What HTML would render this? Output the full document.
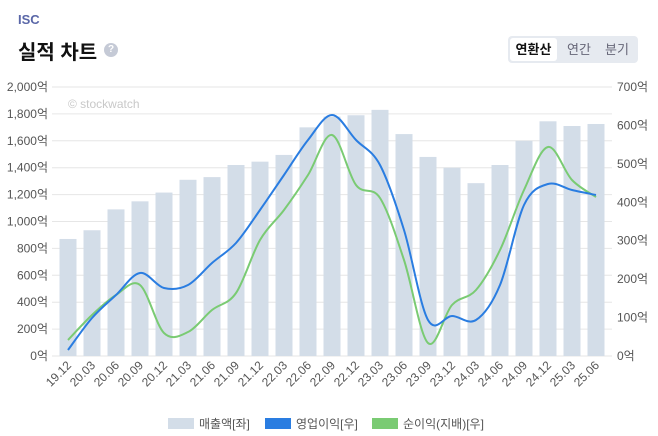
<!DOCTYPE html>
<html><head><meta charset="utf-8"><style>
body{margin:0;width:658px;height:436px;background:#fff;font-family:"Liberation Sans","Noto Sans CJK KR",sans-serif;overflow:hidden;position:relative}
.t1{position:absolute;left:18px;top:12px;font-size:13px;font-weight:bold;color:#5a67a8}
.t2{position:absolute;left:18px;top:36px;font-size:20px;font-weight:bold;color:#111}
.q{position:absolute;left:104px;top:43px;width:14px;height:14px;border-radius:50%;background:#c5cad6;color:#fff;font-size:10px;text-align:center;line-height:14px;font-weight:bold}
.btns{position:absolute;left:508px;top:36px;width:130px;height:27px;background:#e6eaf0;border-radius:4px}
.btns span{position:absolute;top:0;height:27px;line-height:27px;font-size:13px;color:#667}
.sel{left:2px;top:2px!important;height:23px!important;line-height:23px!important;width:47px;background:#fff;border-radius:3px;text-align:center;color:#111!important;font-weight:bold}
</style></head><body>
<div class="t1">ISC</div>
<div class="t2">실적 차트</div>
<div class="q">?</div>
<div class="btns"><span class="sel">연환산</span><span style="left:59px">연간</span><span style="left:97px">분기</span></div>
<svg id="c" width="658" height="436" style="position:absolute;left:0;top:0"></svg>
<script>
(function(){
const s=document.getElementById('c');let h='';
const y0=356,yTop=87,H=y0-yTop;
for(let i=0;i<=10;i++){const y=y0-H*i/10;h+=`<line x1="52" x2="612" y1="${y}" y2="${y}" stroke="#e6e6e6"/>`;
h+=`<text x="48" y="${y+4}" font-size="12" fill="#555" text-anchor="end">${(i*200).toLocaleString('en-US')}억</text>`;}
for(let i=0;i<=7;i++){const y=y0-H*i/7;h+=`<text x="617" y="${y+4}" font-size="12" fill="#555">${i*100}억</text>`;}
h+=`<text x="68" y="108" font-size="12" fill="#c8c8c8">© stockwatch</text>`;
const L=['19.12','20.03','20.06','20.09','20.12','21.03','21.06','21.09','21.12','22.03','22.06','22.09','22.12','23.03','23.06','23.09','23.12','24.03','24.06','24.09','24.12','25.03','25.06'];
const B=[870,935,1090,1150,1215,1310,1330,1420,1445,1495,1700,1780,1790,1830,1650,1480,1400,1285,1420,1600,1745,1710,1725];
const BL=[350,318,295,273,288,285,263,243,210,175,140,115,140,165,230,320,316,320,285,205,184,190,195];
const GR=[340,315,295,285,333,332,310,293,240,210,175,135,185,198,260,343,305,290,250,190,147,180,197];
const X=i=>68+i*24;
B.forEach((v,i)=>{const bh=v/2000*H;h+=`<rect x="${X(i)-8.5}" y="${y0-bh}" width="17" height="${bh}" fill="#d3dde8"/>`;
h+=`<text transform="translate(${X(i)+4},${y0+10}) rotate(-45)" font-size="12" fill="#555" text-anchor="end">${L[i]}</text>`;});
function path(Y){let d=`M${X(0)},${Y[0]}`;for(let i=0;i<Y.length-1;i++){const p0=[X(Math.max(i-1,0)),Y[Math.max(i-1,0)]],p1=[X(i),Y[i]],p2=[X(i+1),Y[i+1]],p3=[X(Math.min(i+2,Y.length-1)),Y[Math.min(i+2,Y.length-1)]];
d+=` C${p1[0]+(p2[0]-p0[0])/6},${p1[1]+(p2[1]-p0[1])/6} ${p2[0]-(p3[0]-p1[0])/6},${p2[1]-(p3[1]-p1[1])/6} ${p2[0]},${p2[1]}`;}return d;}
h+=`<path d="${path(GR)}" fill="none" stroke="#7acb73" stroke-width="2"/>`;
h+=`<path d="${path(BL)}" fill="none" stroke="#2a7de1" stroke-width="2"/>`;
const lg=[[168,'#d3dde8','매출액[좌]'],[265,'#2a7de1','영업이익[우]'],[372,'#7acb73','순이익(지배)[우]']];
lg.forEach(([x,c,t])=>{h+=`<rect x="${x}" y="418" width="26" height="11" fill="${c}"/><text x="${x+31}" y="428" font-size="12" fill="#555">${t}</text>`;});
s.innerHTML=h;
})();
</script>
</body></html>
= = =
## What is being asked
Identify every line where the string "document" appears.

## Correct answer
What HTML would render this? Output the full document.
const s=document.getElementById('c');let h='';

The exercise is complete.